(What is expected)
Out of the lines below, please list those that hold the string "chart".

(Available records)

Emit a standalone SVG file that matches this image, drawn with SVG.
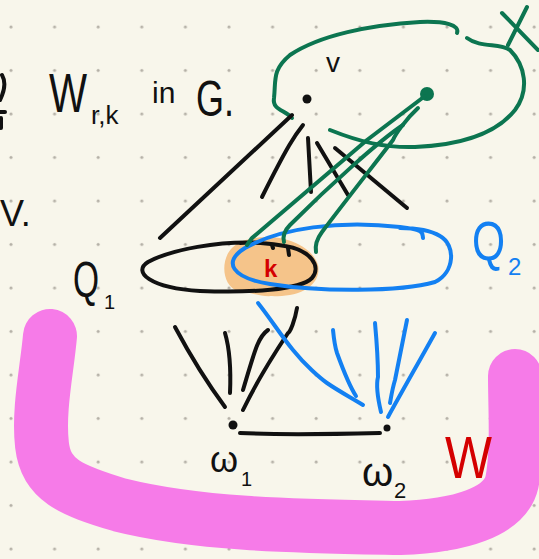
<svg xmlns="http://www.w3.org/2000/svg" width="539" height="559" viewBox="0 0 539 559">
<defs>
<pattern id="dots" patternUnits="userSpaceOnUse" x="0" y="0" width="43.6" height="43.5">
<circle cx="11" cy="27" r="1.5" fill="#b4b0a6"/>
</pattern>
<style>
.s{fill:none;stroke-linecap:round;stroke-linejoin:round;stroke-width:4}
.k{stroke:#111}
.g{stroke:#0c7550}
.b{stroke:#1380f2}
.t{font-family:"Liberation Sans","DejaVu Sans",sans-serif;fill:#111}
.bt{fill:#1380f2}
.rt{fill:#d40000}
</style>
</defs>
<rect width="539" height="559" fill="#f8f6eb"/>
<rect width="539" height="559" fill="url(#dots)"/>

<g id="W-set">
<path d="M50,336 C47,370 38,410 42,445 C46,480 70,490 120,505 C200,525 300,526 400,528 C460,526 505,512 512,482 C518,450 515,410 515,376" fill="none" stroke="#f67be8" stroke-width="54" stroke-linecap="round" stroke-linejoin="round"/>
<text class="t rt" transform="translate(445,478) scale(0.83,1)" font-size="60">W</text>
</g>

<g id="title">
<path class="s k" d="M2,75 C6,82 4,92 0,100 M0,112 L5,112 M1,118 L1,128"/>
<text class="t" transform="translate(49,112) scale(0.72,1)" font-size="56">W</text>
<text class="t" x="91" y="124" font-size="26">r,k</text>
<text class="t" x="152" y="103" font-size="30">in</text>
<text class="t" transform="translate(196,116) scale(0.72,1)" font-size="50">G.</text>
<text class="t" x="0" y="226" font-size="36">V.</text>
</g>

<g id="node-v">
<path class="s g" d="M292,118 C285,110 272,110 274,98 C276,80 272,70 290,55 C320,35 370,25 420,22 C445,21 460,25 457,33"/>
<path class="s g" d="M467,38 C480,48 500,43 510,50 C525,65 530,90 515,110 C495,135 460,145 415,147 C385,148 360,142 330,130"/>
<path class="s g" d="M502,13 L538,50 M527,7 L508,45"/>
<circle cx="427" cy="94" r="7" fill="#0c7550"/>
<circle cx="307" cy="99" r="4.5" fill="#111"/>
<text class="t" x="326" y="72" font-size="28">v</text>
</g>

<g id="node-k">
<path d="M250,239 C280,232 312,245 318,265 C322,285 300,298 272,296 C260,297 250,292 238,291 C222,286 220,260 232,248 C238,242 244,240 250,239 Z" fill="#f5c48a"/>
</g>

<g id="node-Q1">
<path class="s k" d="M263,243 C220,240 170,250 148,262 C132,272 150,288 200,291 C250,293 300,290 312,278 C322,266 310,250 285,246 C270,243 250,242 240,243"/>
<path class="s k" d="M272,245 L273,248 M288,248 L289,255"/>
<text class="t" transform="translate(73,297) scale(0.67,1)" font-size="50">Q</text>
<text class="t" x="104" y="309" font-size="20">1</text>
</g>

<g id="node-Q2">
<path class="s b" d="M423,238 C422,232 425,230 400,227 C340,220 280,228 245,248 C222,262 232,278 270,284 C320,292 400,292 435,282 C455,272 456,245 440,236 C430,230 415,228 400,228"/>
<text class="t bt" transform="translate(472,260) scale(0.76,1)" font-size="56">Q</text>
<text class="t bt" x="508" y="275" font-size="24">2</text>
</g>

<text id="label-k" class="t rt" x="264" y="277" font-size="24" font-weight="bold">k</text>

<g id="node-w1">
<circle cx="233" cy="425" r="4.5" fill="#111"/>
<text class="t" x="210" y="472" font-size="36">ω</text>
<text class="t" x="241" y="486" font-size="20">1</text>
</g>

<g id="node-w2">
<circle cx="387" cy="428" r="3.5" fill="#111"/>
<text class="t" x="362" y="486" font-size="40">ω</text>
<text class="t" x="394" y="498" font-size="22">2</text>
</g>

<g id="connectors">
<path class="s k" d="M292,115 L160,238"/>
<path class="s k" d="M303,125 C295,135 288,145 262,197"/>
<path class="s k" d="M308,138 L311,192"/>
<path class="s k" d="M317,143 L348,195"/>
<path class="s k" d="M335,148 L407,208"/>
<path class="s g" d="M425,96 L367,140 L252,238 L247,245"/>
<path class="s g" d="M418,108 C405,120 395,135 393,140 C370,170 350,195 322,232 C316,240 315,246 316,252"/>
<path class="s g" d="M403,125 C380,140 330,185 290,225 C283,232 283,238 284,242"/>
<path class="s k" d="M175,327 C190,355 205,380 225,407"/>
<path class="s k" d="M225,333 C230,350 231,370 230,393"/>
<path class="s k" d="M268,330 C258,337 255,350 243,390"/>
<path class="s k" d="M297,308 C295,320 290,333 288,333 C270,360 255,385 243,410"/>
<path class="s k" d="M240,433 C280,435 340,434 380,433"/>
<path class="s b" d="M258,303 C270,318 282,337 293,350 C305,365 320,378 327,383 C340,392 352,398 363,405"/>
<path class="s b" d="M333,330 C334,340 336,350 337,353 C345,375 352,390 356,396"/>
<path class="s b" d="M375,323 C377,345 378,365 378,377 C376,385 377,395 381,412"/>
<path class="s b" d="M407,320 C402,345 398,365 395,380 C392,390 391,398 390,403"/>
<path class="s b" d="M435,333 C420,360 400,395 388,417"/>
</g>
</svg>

---

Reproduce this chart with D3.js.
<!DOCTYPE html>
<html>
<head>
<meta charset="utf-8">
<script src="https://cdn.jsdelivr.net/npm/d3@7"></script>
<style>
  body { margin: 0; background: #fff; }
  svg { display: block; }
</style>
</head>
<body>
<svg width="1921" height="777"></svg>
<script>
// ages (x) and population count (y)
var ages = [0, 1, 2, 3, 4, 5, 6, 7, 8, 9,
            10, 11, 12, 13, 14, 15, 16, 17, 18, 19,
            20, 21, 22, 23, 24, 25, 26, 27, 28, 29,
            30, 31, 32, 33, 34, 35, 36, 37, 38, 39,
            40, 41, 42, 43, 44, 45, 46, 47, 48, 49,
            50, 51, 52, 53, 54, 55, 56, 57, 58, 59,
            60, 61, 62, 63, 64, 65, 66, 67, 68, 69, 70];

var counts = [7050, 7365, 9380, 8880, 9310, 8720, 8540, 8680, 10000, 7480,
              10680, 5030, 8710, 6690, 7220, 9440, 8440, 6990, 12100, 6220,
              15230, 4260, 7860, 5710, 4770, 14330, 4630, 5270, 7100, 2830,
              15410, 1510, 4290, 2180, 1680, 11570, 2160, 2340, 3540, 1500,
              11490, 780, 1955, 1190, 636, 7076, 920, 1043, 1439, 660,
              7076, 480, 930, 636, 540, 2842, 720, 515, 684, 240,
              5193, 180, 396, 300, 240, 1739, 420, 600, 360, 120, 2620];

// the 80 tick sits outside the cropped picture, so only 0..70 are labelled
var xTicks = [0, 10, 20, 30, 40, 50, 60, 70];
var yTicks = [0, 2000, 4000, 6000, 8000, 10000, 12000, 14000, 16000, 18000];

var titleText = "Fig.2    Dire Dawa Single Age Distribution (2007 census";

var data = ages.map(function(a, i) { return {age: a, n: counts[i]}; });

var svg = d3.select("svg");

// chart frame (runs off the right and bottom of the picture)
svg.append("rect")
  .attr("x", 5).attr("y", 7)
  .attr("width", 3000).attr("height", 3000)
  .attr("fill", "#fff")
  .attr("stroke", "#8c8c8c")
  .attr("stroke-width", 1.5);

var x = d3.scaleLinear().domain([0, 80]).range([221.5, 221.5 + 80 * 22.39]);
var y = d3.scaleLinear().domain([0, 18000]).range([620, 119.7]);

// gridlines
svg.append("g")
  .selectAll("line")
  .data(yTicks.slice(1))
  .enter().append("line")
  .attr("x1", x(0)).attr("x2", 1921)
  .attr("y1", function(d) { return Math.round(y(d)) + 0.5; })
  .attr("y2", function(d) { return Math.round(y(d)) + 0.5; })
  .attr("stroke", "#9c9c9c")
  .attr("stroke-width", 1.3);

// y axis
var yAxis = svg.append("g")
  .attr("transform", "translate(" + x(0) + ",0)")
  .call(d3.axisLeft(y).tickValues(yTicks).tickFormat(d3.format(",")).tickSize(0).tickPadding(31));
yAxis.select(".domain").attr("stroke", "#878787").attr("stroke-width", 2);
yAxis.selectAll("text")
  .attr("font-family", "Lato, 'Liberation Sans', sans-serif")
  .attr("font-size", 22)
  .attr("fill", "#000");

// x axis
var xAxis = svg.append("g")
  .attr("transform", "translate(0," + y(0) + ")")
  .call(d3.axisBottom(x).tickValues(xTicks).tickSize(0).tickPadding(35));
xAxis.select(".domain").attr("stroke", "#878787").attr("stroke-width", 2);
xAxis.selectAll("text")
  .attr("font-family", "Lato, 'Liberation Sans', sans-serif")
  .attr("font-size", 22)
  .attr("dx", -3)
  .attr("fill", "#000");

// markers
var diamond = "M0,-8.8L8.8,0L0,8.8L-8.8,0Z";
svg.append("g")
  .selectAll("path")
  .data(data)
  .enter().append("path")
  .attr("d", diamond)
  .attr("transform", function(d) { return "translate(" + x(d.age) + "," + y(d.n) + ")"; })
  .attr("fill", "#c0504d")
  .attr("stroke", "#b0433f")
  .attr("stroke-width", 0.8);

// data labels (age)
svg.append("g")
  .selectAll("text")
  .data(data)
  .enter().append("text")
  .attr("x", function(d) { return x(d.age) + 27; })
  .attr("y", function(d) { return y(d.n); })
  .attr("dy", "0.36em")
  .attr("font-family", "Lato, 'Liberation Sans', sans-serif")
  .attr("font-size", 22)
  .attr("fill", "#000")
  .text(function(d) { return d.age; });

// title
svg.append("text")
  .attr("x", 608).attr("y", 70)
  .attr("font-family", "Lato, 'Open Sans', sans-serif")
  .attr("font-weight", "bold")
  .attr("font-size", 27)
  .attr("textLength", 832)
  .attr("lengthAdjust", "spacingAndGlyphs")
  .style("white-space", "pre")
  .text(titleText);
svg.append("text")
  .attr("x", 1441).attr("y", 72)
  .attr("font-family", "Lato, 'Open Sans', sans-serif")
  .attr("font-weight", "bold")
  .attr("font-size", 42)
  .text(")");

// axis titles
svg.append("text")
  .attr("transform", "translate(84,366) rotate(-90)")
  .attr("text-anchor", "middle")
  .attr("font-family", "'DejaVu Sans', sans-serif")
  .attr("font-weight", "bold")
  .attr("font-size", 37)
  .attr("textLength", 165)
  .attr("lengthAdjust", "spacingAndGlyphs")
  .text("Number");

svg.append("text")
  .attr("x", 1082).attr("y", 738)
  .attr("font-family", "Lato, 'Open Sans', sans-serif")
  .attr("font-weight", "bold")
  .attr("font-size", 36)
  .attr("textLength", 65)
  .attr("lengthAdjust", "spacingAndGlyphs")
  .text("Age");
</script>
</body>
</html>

(Solution to the exercise)
Reproduce this chart with D3.js.
// chart frame (runs off the right and bottom of the picture)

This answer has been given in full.